WORK TO COMPLETE
Take each line containing the word "matplotlib" and copy it.

INFORMATION SUPPLIED

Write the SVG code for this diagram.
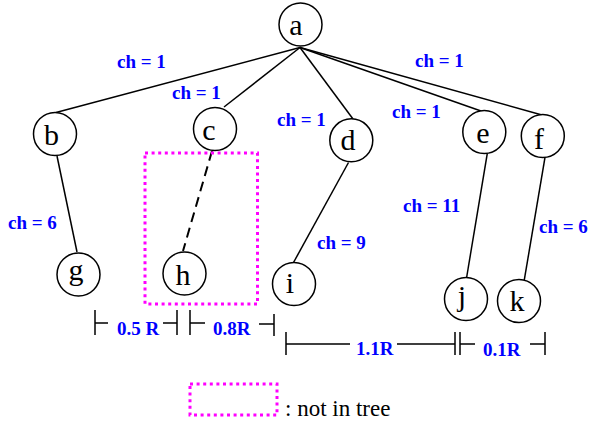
<svg xmlns="http://www.w3.org/2000/svg" width="592" height="424" viewBox="0 0 592 424">
<style>
.node circle{fill:#fff;stroke:#000;stroke-width:1.5}
.node text{font-size:30px;fill:#000;text-anchor:middle}
.edge{stroke:#000;stroke-width:1.5;fill:none}
.dash{stroke:#000;stroke-width:2;fill:none;stroke-dasharray:10 6}
.box{fill:none;stroke:#ff00ff;stroke-width:3;stroke-dasharray:3 3.6}
.lbl{font-size:19px;font-weight:bold;fill:#0000ff}
.leg{font-size:23px;fill:#000}
.bar{stroke:#000;stroke-width:1.5;fill:none}
</style>
<rect width="592" height="424" fill="#fff"/>
<g id="connectors">
<line class="edge" x1="300" y1="47.5" x2="56" y2="112.5"/>
<line class="edge" x1="300" y1="47.5" x2="224" y2="107"/>
<line class="edge" x1="300" y1="47.5" x2="353" y2="119"/>
<line class="edge" x1="300" y1="47.5" x2="481" y2="111"/>
<line class="edge" x1="300" y1="47.5" x2="542" y2="115"/>
<line class="edge" x1="57" y1="156" x2="77" y2="252"/>
<line class="dash" x1="212" y1="151" x2="183" y2="251"/>
<line class="edge" x1="348.5" y1="162.5" x2="293.5" y2="262.5"/>
<line class="edge" x1="487.3" y1="153.3" x2="466.7" y2="277"/>
<line class="edge" x1="545" y1="157.3" x2="524" y2="281.7"/>
</g>
<rect id="excluded" class="box" x="145" y="153" width="112.5" height="151"/>
<g font-family="Liberation Serif, Times New Roman, serif">
<g id="a" class="node"><circle cx="300.5" cy="24.5" r="21.5"/><text x="296" y="35">a</text></g>
<g id="b" class="node"><circle cx="55" cy="134" r="21.5"/><text x="51.5" y="145">b</text></g>
<g id="c" class="node"><circle cx="215" cy="129" r="21.5"/><text x="209" y="140">c</text></g>
<g id="d" class="node"><circle cx="351.3" cy="140.3" r="21.5"/><text x="348" y="150">d</text></g>
<g id="e" class="node"><circle cx="484.3" cy="132" r="21.5"/><text x="483" y="143">e</text></g>
<g id="f" class="node"><circle cx="542.8" cy="136" r="21.5"/><text x="539" y="149">f</text></g>
<g id="g" class="node"><circle cx="78.5" cy="274.5" r="21.5"/><text x="76" y="280">g</text></g>
<g id="h" class="node"><circle cx="184.5" cy="273.5" r="21.5"/><text x="183" y="285">h</text></g>
<g id="i" class="node"><circle cx="294" cy="284" r="21.5"/><text x="290" y="293">i</text></g>
<g id="j" class="node"><circle cx="466" cy="299" r="21.5"/><text x="462" y="306">j</text></g>
<g id="k" class="node"><circle cx="519" cy="301" r="21.5"/><text x="517" y="311">k</text></g>
<g id="labels">
<text class="lbl" x="117" y="68">ch = 1</text>
<text class="lbl" x="172" y="99">ch = 1</text>
<text class="lbl" x="277" y="126">ch = 1</text>
<text class="lbl" x="415" y="67">ch = 1</text>
<text class="lbl" x="392" y="118">ch = 1</text>
<text class="lbl" x="8" y="229">ch = 6</text>
<text class="lbl" x="317" y="249">ch = 9</text>
<text class="lbl" x="403" y="212">ch = 11</text>
<text class="lbl" x="539" y="233">ch = 6</text>
</g>
<g id="measures">
<path class="bar" d="M95 310V335M95 323H108M163 323H177M177 310V335"/>
<path class="bar" d="M190 310V335M190 323H205M259 324H274M274 314V336"/>
<path class="bar" d="M286 332V355M286 344H350M397 344H455M455 332V355"/>
<path class="bar" d="M460 332V355M460 344H475M530 344H545M545 332V355"/>
<text class="lbl" x="117" y="335">0.5 R</text>
<text class="lbl" x="213" y="335">0.8R</text>
<text class="lbl" x="356" y="355">1.1R</text>
<text class="lbl" x="483" y="356">0.1R</text>
</g>
<g id="legend">
<rect class="box" x="190" y="384" width="87" height="31"/>
<text class="leg" x="285" y="416">: not in tree</text>
</g>
</g>
</svg>
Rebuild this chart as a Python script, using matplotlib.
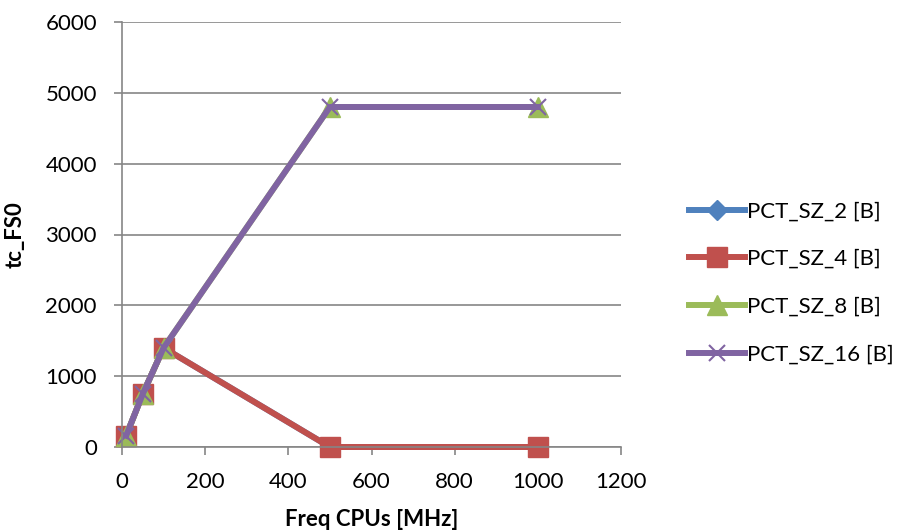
import matplotlib
matplotlib.use("Agg")
import matplotlib.pyplot as plt

freq = [10, 50, 100, 500, 1000]
pct_sz_2 = [160, 750, 1400, 0, 0]
pct_sz_4 = [160, 750, 1400, 0, 0]
pct_sz_8 = [160, 750, 1400, 4800, 4800]
pct_sz_16 = [160, 750, 1400, 4800, 4800]
labels = ["PCT_SZ_2 [B]", "PCT_SZ_4 [B]", "PCT_SZ_8 [B]", "PCT_SZ_16 [B]"]
x_ticks = [0, 200, 400, 600, 800, 1000, 1200]
y_ticks = [0, 1000, 2000, 3000, 4000, 5000, 6000]

plt.rcParams['font.family'] = ['Lato', 'DejaVu Sans']

fig = plt.figure(figsize=(9.04, 5.32), dpi=100)
ax = fig.add_axes([122/904, 1-447/532, (621-122)/904, (447-22)/532])

grid_c = '#868686'
ax.set_xlim(0, 1200)
ax.set_ylim(0, 6000)
ax.set_xticks(x_ticks)
ax.set_yticks(y_ticks)
ax.yaxis.grid(True, color=grid_c, linewidth=1.2)
ax.set_axisbelow(True)
for s in ['top', 'right']:
    ax.spines[s].set_visible(False)
for s in ['left', 'bottom']:
    ax.spines[s].set_color(grid_c)
    ax.spines[s].set_linewidth(1.2)
ax.tick_params(axis='both', colors=grid_c, length=6, width=1.2, labelsize=16, labelcolor='black')
ax.tick_params(axis='x', pad=12)
ax.tick_params(axis='y', pad=12)

lw = 4.3
ax.plot(freq, pct_sz_2, color='#4F81BD', lw=lw, marker='D', ms=10, label=labels[0], clip_on=False)
ax.plot(freq, pct_sz_4, color='#C0504D', lw=lw, marker='s', ms=14, label=labels[1], clip_on=False)
ax.plot(freq, pct_sz_8, color='#9BBB59', lw=lw, marker='^', ms=14, label=labels[2], clip_on=False)
ax.plot(freq, pct_sz_16, color='#8064A2', lw=lw, marker='x', ms=12, mew=1.5, label=labels[3], clip_on=False)

ax.set_xlabel('Freq CPUs [MHz]', fontsize=16, fontweight='bold', labelpad=12)
ax.set_ylabel('tc_FS0', fontsize=16, fontweight='bold', labelpad=14)

leg = fig.legend(loc='center left', bbox_to_anchor=(669/904, 1-283/532), frameon=False,
                 fontsize=16, handlelength=2.5, handletextpad=0.1, labelspacing=1.25)

fig.savefig('out.png', dpi=100)
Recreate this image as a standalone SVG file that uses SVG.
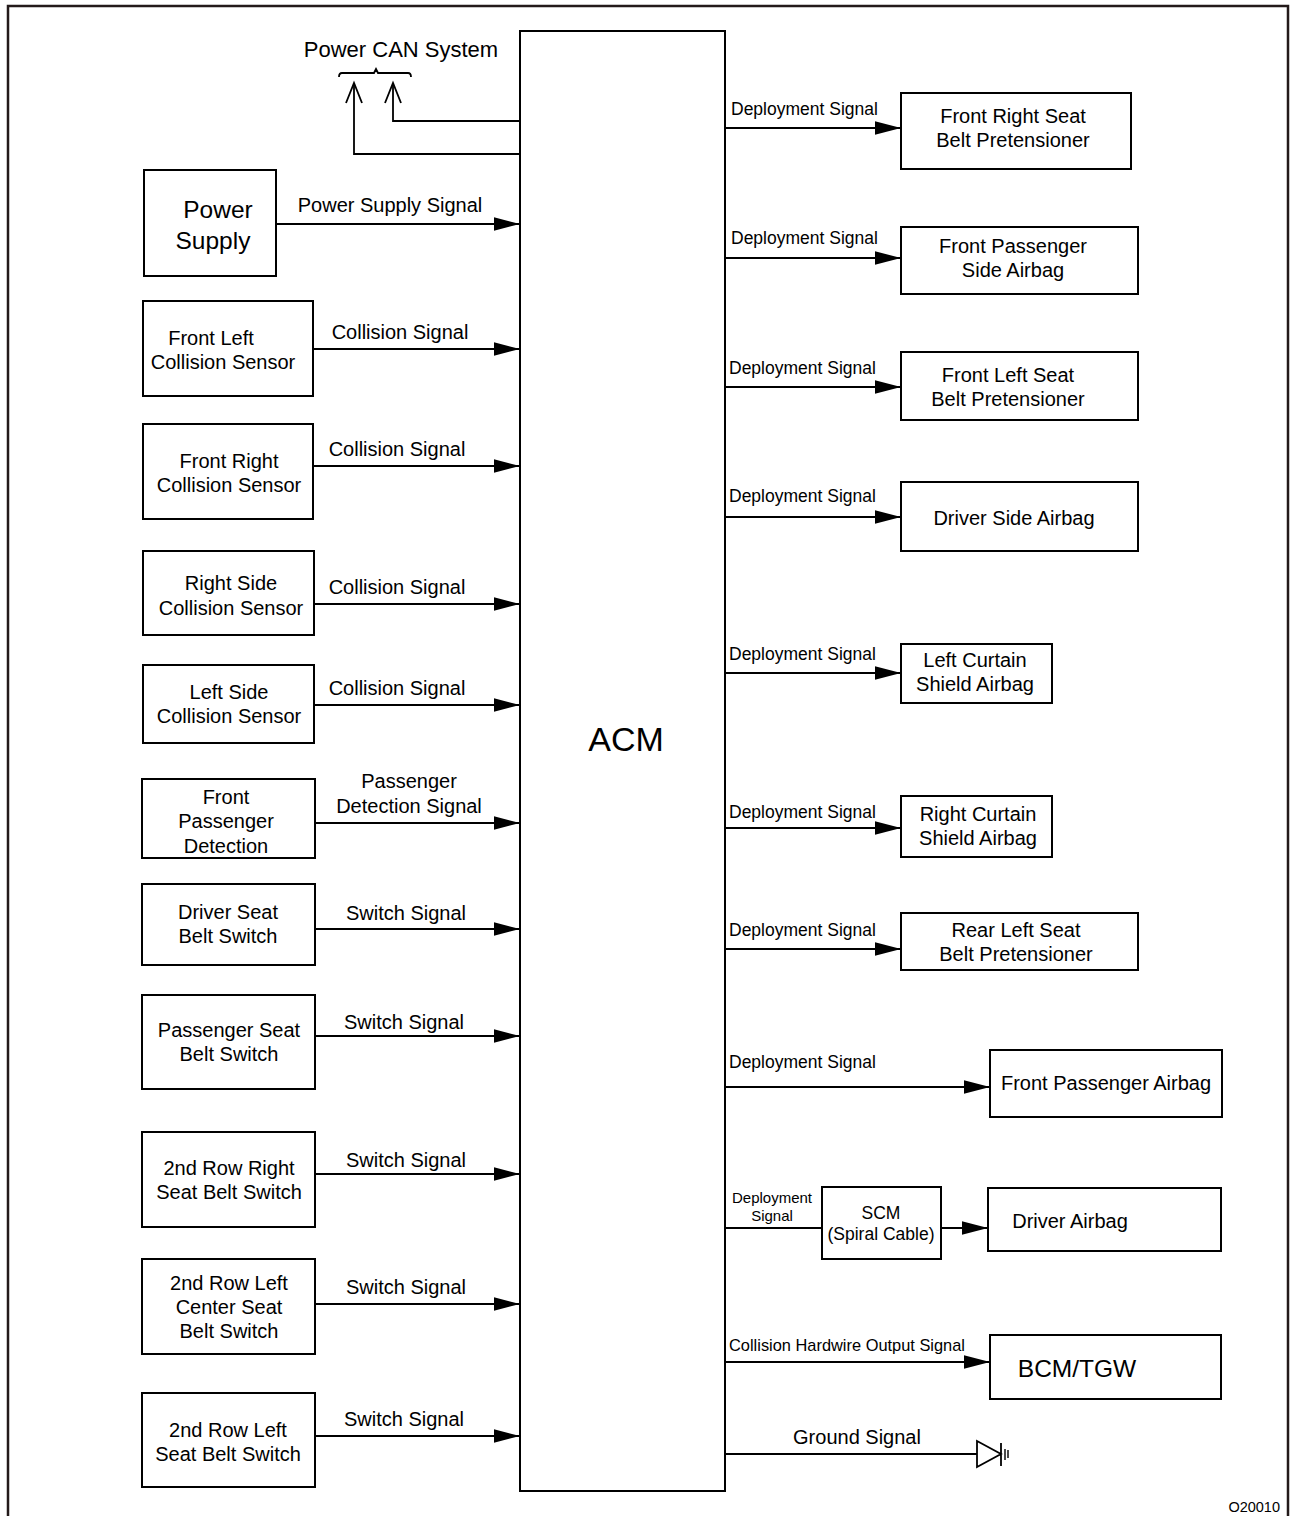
<svg xmlns="http://www.w3.org/2000/svg" width="1296" height="1516" viewBox="0 0 1296 1516">
  <style>
    .box { fill: #fff; stroke: #000; stroke-width: 2; }
    .wire { fill: none; stroke: #000; stroke-width: 1.8; }
    text { font-family: "Liberation Sans", Arial, sans-serif; fill: #000; }
    .t20 { font-size: 20px; text-anchor: middle; }
    .lbl { font-size: 20px; text-anchor: middle; }
    .dep { font-size: 17.5px; }
  </style>
  <defs>
    <marker id="arrow" markerUnits="userSpaceOnUse" markerWidth="28" markerHeight="16" refX="26" refY="7.5" orient="auto">
      <path d="M0,0.8 L26,7.5 L0,14.2 z" fill="#000"/>
    </marker>
  </defs>

  <rect width="1296" height="1516" fill="#fff"/>
  <!-- sheet frame -->
  <path d="M8,1516 V6 H1288 V1516" fill="none" stroke="#231a1a" stroke-width="2.5"/>
  <text x="1280" y="1512" font-size="14.5" text-anchor="end">O20010</text>

  <!-- central module -->
  <g id="acm">
    <rect class="box" x="520" y="31" width="205" height="1460"/>
    <text x="626" y="751" font-size="34" text-anchor="middle">ACM</text>
  </g>

  <!-- CAN bus -->
  <g id="power-can">
    <text x="401" y="57" font-size="22" text-anchor="middle">Power CAN System</text>
    <path class="wire" d="M339,77 Q339,73 342,73 H374 L376,69 L378,73 H408 Q411,73 411,77"/>
  </g>

  <!-- input devices -->
  <g id="power-supply">
    <rect class="box" x="144" y="170" width="132" height="106"/>
    <text x="218" y="218" font-size="24.5" text-anchor="middle">Power</text>
    <text x="213" y="249" font-size="24.5" text-anchor="middle">Supply</text>
  </g>
  <g id="front-left-sensor">
    <rect class="box" x="143" y="301" width="170" height="95"/>
    <text class="t20" x="211" y="345">Front Left</text>
    <text class="t20" x="223" y="369">Collision Sensor</text>
  </g>
  <g id="front-right-sensor">
    <rect class="box" x="143" y="424" width="170" height="95"/>
    <text class="t20" x="229" y="468">Front Right</text>
    <text class="t20" x="229" y="492">Collision Sensor</text>
  </g>
  <g id="right-side-sensor">
    <rect class="box" x="143" y="551" width="171" height="84"/>
    <text class="t20" x="231" y="590">Right Side</text>
    <text class="t20" x="231" y="615">Collision Sensor</text>
  </g>
  <g id="left-side-sensor">
    <rect class="box" x="143" y="665" width="171" height="78"/>
    <text class="t20" x="229" y="699">Left Side</text>
    <text class="t20" x="229" y="723">Collision Sensor</text>
  </g>
  <g id="passenger-detection">
    <rect class="box" x="142" y="779" width="173" height="79"/>
    <text class="t20" x="226" y="804">Front</text>
    <text class="t20" x="226" y="828">Passenger</text>
    <text class="t20" x="226" y="853">Detection</text>
  </g>
  <g id="driver-belt-switch">
    <rect class="box" x="142" y="884" width="173" height="81"/>
    <text class="t20" x="228" y="919">Driver Seat</text>
    <text class="t20" x="228" y="943">Belt Switch</text>
  </g>
  <g id="passenger-belt-switch">
    <rect class="box" x="142" y="995" width="173" height="94"/>
    <text class="t20" x="229" y="1037">Passenger Seat</text>
    <text class="t20" x="229" y="1061">Belt Switch</text>
  </g>
  <g id="row2-right-switch">
    <rect class="box" x="142" y="1132" width="173" height="95"/>
    <text class="t20" x="229" y="1175">2nd Row Right</text>
    <text class="t20" x="229" y="1199">Seat Belt Switch</text>
  </g>
  <g id="row2-left-center-switch">
    <rect class="box" x="142" y="1259" width="173" height="95"/>
    <text class="t20" x="229" y="1290">2nd Row Left</text>
    <text class="t20" x="229" y="1314">Center Seat</text>
    <text class="t20" x="229" y="1338">Belt Switch</text>
  </g>
  <g id="row2-left-switch">
    <rect class="box" x="142" y="1393" width="173" height="94"/>
    <text class="t20" x="228" y="1437">2nd Row Left</text>
    <text class="t20" x="228" y="1461">Seat Belt Switch</text>
  </g>

  <!-- output devices -->
  <g id="fr-pretensioner">
    <rect class="box" x="901" y="93" width="230" height="76"/>
    <text class="t20" x="1013" y="123">Front Right Seat</text>
    <text class="t20" x="1013" y="147">Belt Pretensioner</text>
  </g>
  <g id="fp-side-airbag">
    <rect class="box" x="901" y="227" width="237" height="67"/>
    <text class="t20" x="1013" y="253">Front Passenger</text>
    <text class="t20" x="1013" y="277">Side Airbag</text>
  </g>
  <g id="fl-pretensioner">
    <rect class="box" x="901" y="352" width="237" height="68"/>
    <text class="t20" x="1008" y="382">Front Left Seat</text>
    <text class="t20" x="1008" y="406">Belt Pretensioner</text>
  </g>
  <g id="driver-side-airbag">
    <rect class="box" x="901" y="482" width="237" height="69"/>
    <text class="t20" x="1014" y="525">Driver Side Airbag</text>
  </g>
  <g id="left-curtain-airbag">
    <rect class="box" x="901" y="644" width="151" height="59"/>
    <text class="t20" x="975" y="667">Left Curtain</text>
    <text class="t20" x="975" y="691">Shield Airbag</text>
  </g>
  <g id="right-curtain-airbag">
    <rect class="box" x="901" y="796" width="151" height="61"/>
    <text class="t20" x="978" y="821">Right Curtain</text>
    <text class="t20" x="978" y="845">Shield Airbag</text>
  </g>
  <g id="rl-pretensioner">
    <rect class="box" x="901" y="913" width="237" height="57"/>
    <text class="t20" x="1016" y="937">Rear Left Seat</text>
    <text class="t20" x="1016" y="961">Belt Pretensioner</text>
  </g>
  <g id="fp-airbag">
    <rect class="box" x="990" y="1050" width="232" height="67"/>
    <text class="t20" x="1106" y="1090">Front Passenger Airbag</text>
  </g>
  <g id="scm">
    <rect class="box" x="822" y="1187" width="119" height="72"/>
    <text x="881" y="1219" font-size="17.5" text-anchor="middle">SCM</text>
    <text x="881" y="1240" font-size="17.5" text-anchor="middle">(Spiral Cable)</text>
  </g>
  <g id="driver-airbag">
    <rect class="box" x="988" y="1188" width="233" height="63"/>
    <text class="t20" x="1070" y="1228">Driver Airbag</text>
  </g>
  <g id="bcm-tgw">
    <rect class="box" x="990" y="1335" width="231" height="64"/>
    <text x="1077" y="1377" font-size="24.5" text-anchor="middle">BCM/TGW</text>
  </g>
  <g id="ground">
    <path d="M977,1441 L1001,1454 L977,1467 z M1001,1443 V1466" fill="none" stroke="#000" stroke-width="1.8"/>
    <path d="M1005,1449 V1460 M1008,1450 V1458" fill="none" stroke="#000" stroke-width="1.4"/>
  </g>

  <!-- connectors -->
  <g id="connectors">
    <!-- CAN links with open heads -->
    <path class="wire" d="M520,121 H393 V84"/>
    <path class="wire" d="M520,154 H354 V84"/>
    <path class="wire" d="M385,103 L393,83 L401,103"/>
    <path class="wire" d="M346,103 L354,83 L362,103"/>

    <!-- inputs -->
    <path class="wire" d="M276,224 H520" marker-end="url(#arrow)"/>
    <path class="wire" d="M313,349 H520" marker-end="url(#arrow)"/>
    <path class="wire" d="M313,466 H520" marker-end="url(#arrow)"/>
    <path class="wire" d="M314,604 H520" marker-end="url(#arrow)"/>
    <path class="wire" d="M314,705 H520" marker-end="url(#arrow)"/>
    <path class="wire" d="M315,823 H520" marker-end="url(#arrow)"/>
    <path class="wire" d="M315,929 H520" marker-end="url(#arrow)"/>
    <path class="wire" d="M315,1036 H520" marker-end="url(#arrow)"/>
    <path class="wire" d="M315,1174 H520" marker-end="url(#arrow)"/>
    <path class="wire" d="M315,1304 H520" marker-end="url(#arrow)"/>
    <path class="wire" d="M315,1436 H520" marker-end="url(#arrow)"/>

    <text class="lbl" x="390" y="212">Power Supply Signal</text>
    <text class="lbl" x="400" y="339">Collision Signal</text>
    <text class="lbl" x="397" y="456">Collision Signal</text>
    <text class="lbl" x="397" y="594">Collision Signal</text>
    <text class="lbl" x="397" y="695">Collision Signal</text>
    <text class="lbl" x="409" y="788">Passenger</text>
    <text class="lbl" x="409" y="813">Detection Signal</text>
    <text class="lbl" x="406" y="920">Switch Signal</text>
    <text class="lbl" x="404" y="1029">Switch Signal</text>
    <text class="lbl" x="406" y="1167">Switch Signal</text>
    <text class="lbl" x="406" y="1294">Switch Signal</text>
    <text class="lbl" x="404" y="1426">Switch Signal</text>

    <!-- outputs -->
    <path class="wire" d="M725,128 H901" marker-end="url(#arrow)"/>
    <path class="wire" d="M725,258 H901" marker-end="url(#arrow)"/>
    <path class="wire" d="M725,387 H901" marker-end="url(#arrow)"/>
    <path class="wire" d="M725,517 H901" marker-end="url(#arrow)"/>
    <path class="wire" d="M725,673 H901" marker-end="url(#arrow)"/>
    <path class="wire" d="M725,828 H901" marker-end="url(#arrow)"/>
    <path class="wire" d="M725,949 H901" marker-end="url(#arrow)"/>
    <path class="wire" d="M725,1087 H990" marker-end="url(#arrow)"/>
    <path class="wire" d="M725,1228 H822"/>
    <path class="wire" d="M941,1228 H988" marker-end="url(#arrow)"/>
    <path class="wire" d="M725,1362 H990" marker-end="url(#arrow)"/>
    <path class="wire" d="M725,1454 H977"/>

    <text class="dep" x="731" y="115">Deployment Signal</text>
    <text class="dep" x="731" y="244">Deployment Signal</text>
    <text class="dep" x="729" y="374">Deployment Signal</text>
    <text class="dep" x="729" y="502">Deployment Signal</text>
    <text class="dep" x="729" y="660">Deployment Signal</text>
    <text class="dep" x="729" y="818">Deployment Signal</text>
    <text class="dep" x="729" y="936">Deployment Signal</text>
    <text class="dep" x="729" y="1068">Deployment Signal</text>
    <text x="772" y="1203" font-size="15" text-anchor="middle">Deployment</text>
    <text x="772" y="1221" font-size="15" text-anchor="middle">Signal</text>
    <text x="729" y="1351" font-size="16.4">Collision Hardwire Output Signal</text>
    <text class="lbl" x="857" y="1444">Ground Signal</text>
  </g>
</svg>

EXERCISE RESULT
Rebuild this chart as a Python script, using matplotlib.
import matplotlib
matplotlib.use("Agg")
import matplotlib.pyplot as plt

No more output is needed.